Jan Wieck JanWieck
Wed Oct 27 04:37:42 PDT 2004
On 10/26/2004 6:13 PM, Bruce Momjian wrote:

> I believe Slony always needs threading, it just can be used even if the
> OS doesn't fully support all thread-safe functions, so on 8.0 you use
> --thread_safety_force.  Jan, is that correct?

Yes.

Slony allways uses pthreads and therefore it requires that on platforms, 
where the reentrant libc has a different definition for several global 
symbols (like errno), libpq is compiled with pthread compiler flags. If 
that actually leads to a "thread-safe" libpq or not is completely 
irrelevant, because Slony does not need the libpq to be thread-safe.

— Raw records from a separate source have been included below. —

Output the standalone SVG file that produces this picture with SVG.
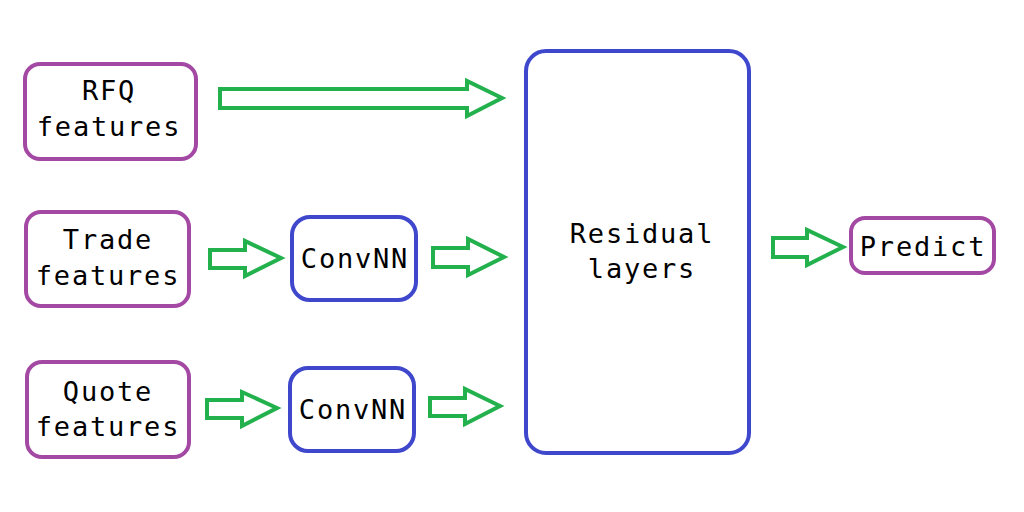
<svg xmlns="http://www.w3.org/2000/svg" width="1024" height="512" viewBox="0 0 1024 512">
<style>
.in{fill:#fff;stroke:#A349A4;stroke-width:4}
.nn{fill:#fff;stroke:#3F48CC;stroke-width:4}
.ar{fill:#fff;stroke:#22B14C;stroke-width:4;stroke-linejoin:miter}
text{font-family:"DejaVu Sans Mono","Liberation Mono",monospace;font-size:27px;letter-spacing:1.8px;fill:#000;text-anchor:middle}
</style>
<rect width="1024" height="512" fill="#fff"/>
<g id="rfq"><rect class="in" x="25" y="64" width="171" height="95" rx="15"/><text x="109" y="100">RFQ</text><text x="109" y="136">features</text></g>
<g id="trade"><rect class="in" x="26" y="212" width="163" height="94" rx="15"/><text x="108" y="249">Trade</text><text x="108" y="285">features</text></g>
<g id="quote"><rect class="in" x="27" y="362" width="162" height="95" rx="15"/><text x="108" y="401">Quote</text><text x="108" y="436">features</text></g>
<g id="conv1"><rect class="nn" x="292" y="217" width="124" height="83" rx="18"/><text x="355" y="268">ConvNN</text></g>
<g id="conv2"><rect class="nn" x="290" y="368" width="124" height="83" rx="18"/><text x="353" y="419">ConvNN</text></g>
<g id="residual"><rect class="nn" x="526" y="51" width="223" height="402" rx="20"/><text x="642" y="243">Residual</text><text x="642" y="278">layers</text></g>
<g id="predict"><rect class="in" x="851" y="218" width="143" height="55" rx="14"/><text x="923" y="256">Predict</text></g>
<g id="connectors">
<polygon class="ar" points="220,89 467,89 467,81 502,98 467,116 467,108 220,108"/>
<polygon class="ar" points="210,250 245,250 245,241 281,258 245,276 245,268 210,268"/>
<polygon class="ar" points="433,248 468,248 468,239 504,257 468,275 468,267 433,267"/>
<polygon class="ar" points="207,400 242,400 242,392 277,408 242,426 242,418 207,418"/>
<polygon class="ar" points="430,398 465,398 465,389 500,406 465,424 465,416 430,416"/>
<polygon class="ar" points="773,238 807,238 807,230 843,247 807,265 807,257 773,257"/>
</g>
</svg>
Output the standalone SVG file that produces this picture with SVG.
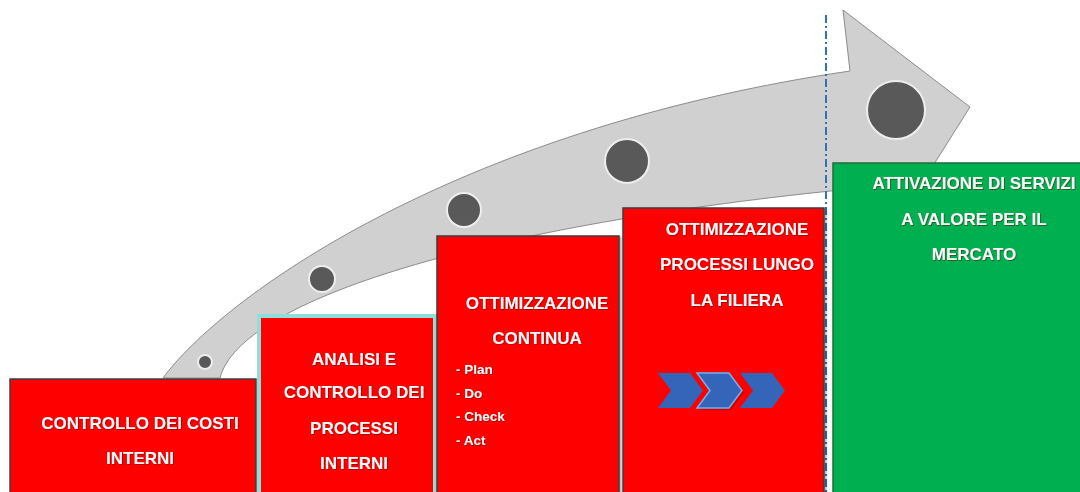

A good example for what happens is Solaris. If libpq is compiled without 
-pthreads, then "errno" is just the good old "extern int errno;". But if 
it is compiled with -pthreads, then "errno" is #defined to dereferencing 
the result of a function, like "*(__thread_errno())" and that function 
returns the thread specific error variable and int*. Since slon is 
compiled with pthreads, it links against the reentrant libc which places 
error codes in the thread specific error variable. Why in devils name 
that reentrant libc also has a global errno variable at all is a secret 
to me and probably the last developer who knew that has left Sun 5 years 
ago, but it has one and leaves it just zero all the time. Since it has 
one, the extern reference errno from the non -pthread compiled libpq is 
resolved just fine ... to a location of 4 wasted, meaningless bytes.